***** Provided data *****

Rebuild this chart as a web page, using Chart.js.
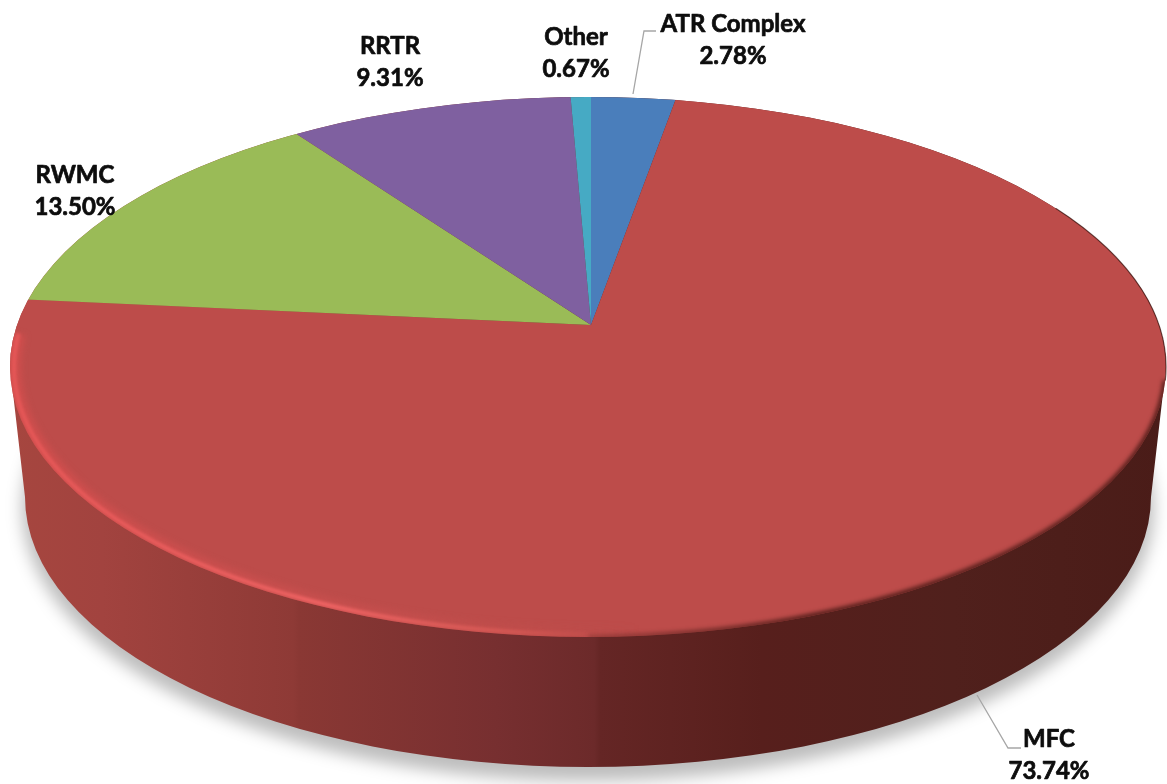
<!DOCTYPE html>
<html>
<head>
<meta charset="utf-8">
<title>Pie</title>
<script src="https://cdn.jsdelivr.net/npm/chart.js@4"></script>
<style>
  html, body { margin: 0; padding: 0; background: #fff; }
  canvas { display: block; }
</style>
</head>
<body>
<canvas id="chartPie" width="1167" height="784"></canvas>
<script>
// Data
const categories = ['ATR Complex', 'MFC', 'RWMC', 'RRTR', 'Other'];
const shares = [2.78, 73.74, 13.50, 9.31, 0.67];
const sliceColors = ['#4a7ebb', '#bd4c4a', '#9abb57', '#7f60a0', '#46aac4'];

// where each label sits, same order as categories
const labelSpots = [[733, 24], [1049, 739], [75, 175], [390, 46], [576, 37]];
const leaders = [
    [[633, 94], [644, 31], [656, 31]],
    [[977, 695], [1008, 748], [1021, 748]]
];

// top face and bottom edge of the disc
const top3d = { x: 588, y: 367, rx: 578, ry: 270 };
const bottom3d = { x: 588, y: 497, rx: 563, ry: 270 };
// the slices meet off the ellipse centre (the original has perspective)
const apex = { x: 591, y: 325 };
const squash = 0.47;

function wallPath(ctx) {
    ctx.beginPath();
    ctx.moveTo(top3d.x - top3d.rx, top3d.y);
    ctx.lineTo(bottom3d.x - bottom3d.rx, bottom3d.y);
    ctx.ellipse(bottom3d.x, bottom3d.y, bottom3d.rx, bottom3d.ry, 0, Math.PI, 0, true);
    ctx.lineTo(top3d.x + top3d.rx, top3d.y);
    ctx.ellipse(top3d.x, top3d.y, top3d.rx, top3d.ry, 0, 0, Math.PI, true);
    ctx.closePath();
}

function topClip(ctx) {
    ctx.beginPath();
    ctx.ellipse(top3d.x, top3d.y, top3d.rx, top3d.ry, 0, 0, Math.PI * 2);
    ctx.clip();
}

const discPlugin = {
    id: 'disc',
    beforeDatasetsDraw(chart) {
        const ctx = chart.ctx;
        const arc = chart.getDatasetMeta(0).data[0];

        // soft shadow under the disc
        ctx.save();
        ctx.filter = 'blur(8px)';
        ctx.fillStyle = 'rgba(0,0,0,0.26)';
        ctx.beginPath();
        ctx.ellipse(bottom3d.x, bottom3d.y + 11, bottom3d.rx + 3, bottom3d.ry + 3, 0, 0, Math.PI * 2);
        ctx.fill();
        ctx.restore();

        // side wall
        const wall = ctx.createLinearGradient(10, 0, 1167, 0);
        const wallStops = [[0, '#a6463f'], [0.08, '#a2433f'], [0.245, '#8e3a36'], [0.25, '#8a3834'],
            [0.42, '#772f30'], [0.505, '#6c2a2a'], [0.51, '#652625'], [0.65, '#571f1c'],
            [0.815, '#50201c'], [1, '#4a1c18']];
        wallStops.forEach(s => wall.addColorStop(s[0], s[1]));
        ctx.fillStyle = wall;
        wallPath(ctx);
        ctx.fill();

        // slices: the library's arcs, squashed and cut to the top face
        ctx.save();
        topClip(ctx);
        const s = 900 / arc.outerRadius;
        ctx.translate(apex.x, apex.y);
        ctx.scale(s, s * squash);
        ctx.translate(-arc.x, -arc.y);
    },
    afterDatasetsDraw(chart) {
        const ctx = chart.ctx;
        ctx.restore();

        ctx.save();
        topClip(ctx);

        // wide soft glow just inside the left and front rim
        const glow = ctx.createLinearGradient(10, 0, 640, 0);
        glow.addColorStop(0, 'rgba(225,80,80,0.55)');
        glow.addColorStop(0.6, 'rgba(215,85,85,0.3)');
        glow.addColorStop(1, 'rgba(200,80,76,0)');
        ctx.strokeStyle = glow;
        ctx.lineWidth = 22;
        ctx.filter = 'blur(3px)';
        ctx.beginPath();
        ctx.ellipse(top3d.x, top3d.y, top3d.rx, top3d.ry, 0, Math.PI * 1.04, Math.PI * 0.46, true);
        ctx.stroke();

        // bright bevel line
        const rim = ctx.createLinearGradient(10, 0, 640, 0);
        rim.addColorStop(0, 'rgba(232,88,88,0.9)');
        rim.addColorStop(0.5, 'rgba(240,100,100,1)');
        rim.addColorStop(0.8, 'rgba(225,95,90,0.6)');
        rim.addColorStop(1, 'rgba(200,80,76,0)');
        ctx.strokeStyle = rim;
        ctx.lineWidth = 4;
        ctx.filter = 'blur(1.5px)';
        ctx.beginPath();
        ctx.ellipse(top3d.x, top3d.y, top3d.rx - 4, top3d.ry - 3, 0, Math.PI * 1.04, Math.PI * 0.46, true);
        ctx.stroke();

        // the face melts into the dark wall at the front right
        const melt = ctx.createLinearGradient(500, 0, 800, 0);
        melt.addColorStop(0, 'rgba(70,24,20,0)');
        melt.addColorStop(1, 'rgba(70,24,20,0.9)');
        ctx.strokeStyle = melt;
        ctx.lineWidth = 5;
        ctx.filter = 'blur(2px)';
        ctx.beginPath();
        ctx.ellipse(top3d.x, top3d.y, top3d.rx, top3d.ry, 0, Math.PI * 0.5, 0.05, true);
        ctx.stroke();
        ctx.restore();

        // thin dark edge, upper right
        ctx.save();
        ctx.strokeStyle = 'rgba(60,20,16,0.7)';
        ctx.lineWidth = 1.2;
        ctx.filter = 'blur(0.5px)';
        ctx.beginPath();
        ctx.ellipse(top3d.x, top3d.y, top3d.rx, top3d.ry, 0, 0.05, -Math.PI * 0.2, true);
        ctx.stroke();
        ctx.restore();

        // leader lines
        ctx.save();
        ctx.strokeStyle = '#a6a6a6';
        ctx.lineWidth = 1.3;
        leaders.forEach(line => {
            ctx.beginPath();
            line.forEach((p, i) => i ? ctx.lineTo(p[0], p[1]) : ctx.moveTo(p[0], p[1]));
            ctx.stroke();
        });

        // labels
        ctx.fillStyle = '#0d0d0d';
        ctx.strokeStyle = '#0d0d0d';
        ctx.lineWidth = 0.7;
        ctx.lineJoin = 'round';
        ctx.font = 'bold 24px Lato';
        ctx.textAlign = 'center';
        ctx.textBaseline = 'middle';
        categories.forEach((name, i) => {
            const spot = labelSpots[i];
            const pct = shares[i].toFixed(2) + '%';
            ctx.fillText(name, spot[0], spot[1]);
            ctx.strokeText(name, spot[0], spot[1]);
            ctx.fillText(pct, spot[0], spot[1] + 32);
            ctx.strokeText(pct, spot[0], spot[1] + 32);
        });
        ctx.restore();
    }
};

var ctx = document.getElementById('chartPie').getContext('2d');
var myPieChart = new Chart(ctx, {
    type: 'pie',
    data: {
        labels: categories,
        datasets: [{
            data: shares,
            backgroundColor: sliceColors,
            borderWidth: 0
        }]
    },
    options: {
        responsive: false,
        animation: false,
        plugins: {
            legend: { display: false },
            tooltip: { enabled: false }
        }
    },
    plugins: [discPlugin]
});
</script>
</body>
</html>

*****

• [Exercise goal] Using the material above, set down every line exactly, but skip the pictures.

• [Exercise output]
Rebuild this chart as a web page, using Chart.js.
<!DOCTYPE html>
<html>
<head>
<meta charset="utf-8">
<title>Pie</title>
<script src="https://cdn.jsdelivr.net/npm/chart.js@4"></script>
<style>
  html, body { margin: 0; padding: 0; background: #fff; }
  canvas { display: block; }
</style>
</head>
<body>
<canvas id="chartPie" width="1167" height="784"></canvas>
<script>
// Data
const categories = ['ATR Complex', 'MFC', 'RWMC', 'RRTR', 'Other'];
const shares = [2.78, 73.74, 13.50, 9.31, 0.67];
const sliceColors = ['#4a7ebb', '#bd4c4a', '#9abb57', '#7f60a0', '#46aac4'];

// where each label sits, same order as categories
const labelSpots = [[733, 24], [1049, 739], [75, 175], [390, 46], [576, 37]];
const leaders = [
    [[633, 94], [644, 31], [656, 31]],
    [[977, 695], [1008, 748], [1021, 748]]
];

// top face and bottom edge of the disc
const top3d = { x: 588, y: 367, rx: 578, ry: 270 };
const bottom3d = { x: 588, y: 497, rx: 563, ry: 270 };
// the slices meet off the ellipse centre (the original has perspective)
const apex = { x: 591, y: 325 };
const squash = 0.47;

function wallPath(ctx) {
    ctx.beginPath();
    ctx.moveTo(top3d.x - top3d.rx, top3d.y);
    ctx.lineTo(bottom3d.x - bottom3d.rx, bottom3d.y);
    ctx.ellipse(bottom3d.x, bottom3d.y, bottom3d.rx, bottom3d.ry, 0, Math.PI, 0, true);
    ctx.lineTo(top3d.x + top3d.rx, top3d.y);
    ctx.ellipse(top3d.x, top3d.y, top3d.rx, top3d.ry, 0, 0, Math.PI, true);
    ctx.closePath();
}

function topClip(ctx) {
    ctx.beginPath();
    ctx.ellipse(top3d.x, top3d.y, top3d.rx, top3d.ry, 0, 0, Math.PI * 2);
    ctx.clip();
}

const discPlugin = {
    id: 'disc',
    beforeDatasetsDraw(chart) {
        const ctx = chart.ctx;
        const arc = chart.getDatasetMeta(0).data[0];

        // soft shadow under the disc
        ctx.save();
        ctx.filter = 'blur(8px)';
        ctx.fillStyle = 'rgba(0,0,0,0.26)';
        ctx.beginPath();
        ctx.ellipse(bottom3d.x, bottom3d.y + 11, bottom3d.rx + 3, bottom3d.ry + 3, 0, 0, Math.PI * 2);
        ctx.fill();
        ctx.restore();

        // side wall
        const wall = ctx.createLinearGradient(10, 0, 1167, 0);
        const wallStops = [[0, '#a6463f'], [0.08, '#a2433f'], [0.245, '#8e3a36'], [0.25, '#8a3834'],
            [0.42, '#772f30'], [0.505, '#6c2a2a'], [0.51, '#652625'], [0.65, '#571f1c'],
            [0.815, '#50201c'], [1, '#4a1c18']];
        wallStops.forEach(s => wall.addColorStop(s[0], s[1]));
        ctx.fillStyle = wall;
        wallPath(ctx);
        ctx.fill();

        // slices: the library's arcs, squashed and cut to the top face
        ctx.save();
        topClip(ctx);
        const s = 900 / arc.outerRadius;
        ctx.translate(apex.x, apex.y);
        ctx.scale(s, s * squash);
        ctx.translate(-arc.x, -arc.y);
    },
    afterDatasetsDraw(chart) {
        const ctx = chart.ctx;
        ctx.restore();

        ctx.save();
        topClip(ctx);

        // wide soft glow just inside the left and front rim
        const glow = ctx.createLinearGradient(10, 0, 640, 0);
        glow.addColorStop(0, 'rgba(225,80,80,0.55)');
        glow.addColorStop(0.6, 'rgba(215,85,85,0.3)');
        glow.addColorStop(1, 'rgba(200,80,76,0)');
        ctx.strokeStyle = glow;
        ctx.lineWidth = 22;
        ctx.filter = 'blur(3px)';
        ctx.beginPath();
        ctx.ellipse(top3d.x, top3d.y, top3d.rx, top3d.ry, 0, Math.PI * 1.04, Math.PI * 0.46, true);
        ctx.stroke();

        // bright bevel line
        const rim = ctx.createLinearGradient(10, 0, 640, 0);
        rim.addColorStop(0, 'rgba(232,88,88,0.9)');
        rim.addColorStop(0.5, 'rgba(240,100,100,1)');
        rim.addColorStop(0.8, 'rgba(225,95,90,0.6)');
        rim.addColorStop(1, 'rgba(200,80,76,0)');
        ctx.strokeStyle = rim;
        ctx.lineWidth = 4;
        ctx.filter = 'blur(1.5px)';
        ctx.beginPath();
        ctx.ellipse(top3d.x, top3d.y, top3d.rx - 4, top3d.ry - 3, 0, Math.PI * 1.04, Math.PI * 0.46, true);
        ctx.stroke();

        // the face melts into the dark wall at the front right
        const melt = ctx.createLinearGradient(500, 0, 800, 0);
        melt.addColorStop(0, 'rgba(70,24,20,0)');
        melt.addColorStop(1, 'rgba(70,24,20,0.9)');
        ctx.strokeStyle = melt;
        ctx.lineWidth = 5;
        ctx.filter = 'blur(2px)';
        ctx.beginPath();
        ctx.ellipse(top3d.x, top3d.y, top3d.rx, top3d.ry, 0, Math.PI * 0.5, 0.05, true);
        ctx.stroke();
        ctx.restore();

        // thin dark edge, upper right
        ctx.save();
        ctx.strokeStyle = 'rgba(60,20,16,0.7)';
        ctx.lineWidth = 1.2;
        ctx.filter = 'blur(0.5px)';
        ctx.beginPath();
        ctx.ellipse(top3d.x, top3d.y, top3d.rx, top3d.ry, 0, 0.05, -Math.PI * 0.2, true);
        ctx.stroke();
        ctx.restore();

        // leader lines
        ctx.save();
        ctx.strokeStyle = '#a6a6a6';
        ctx.lineWidth = 1.3;
        leaders.forEach(line => {
            ctx.beginPath();
            line.forEach((p, i) => i ? ctx.lineTo(p[0], p[1]) : ctx.moveTo(p[0], p[1]));
            ctx.stroke();
        });

        // labels
        ctx.fillStyle = '#0d0d0d';
        ctx.strokeStyle = '#0d0d0d';
        ctx.lineWidth = 0.7;
        ctx.lineJoin = 'round';
        ctx.font = 'bold 24px Lato';
        ctx.textAlign = 'center';
        ctx.textBaseline = 'middle';
        categories.forEach((name, i) => {
            const spot = labelSpots[i];
            const pct = shares[i].toFixed(2) + '%';
            ctx.fillText(name, spot[0], spot[1]);
            ctx.strokeText(name, spot[0], spot[1]);
            ctx.fillText(pct, spot[0], spot[1] + 32);
            ctx.strokeText(pct, spot[0], spot[1] + 32);
        });
        ctx.restore();
    }
};

var ctx = document.getElementById('chartPie').getContext('2d');
var myPieChart = new Chart(ctx, {
    type: 'pie',
    data: {
        labels: categories,
        datasets: [{
            data: shares,
            backgroundColor: sliceColors,
            borderWidth: 0
        }]
    },
    options: {
        responsive: false,
        animation: false,
        plugins: {
            legend: { display: false },
            tooltip: { enabled: false }
        }
    },
    plugins: [discPlugin]
});
</script>
</body>
</html>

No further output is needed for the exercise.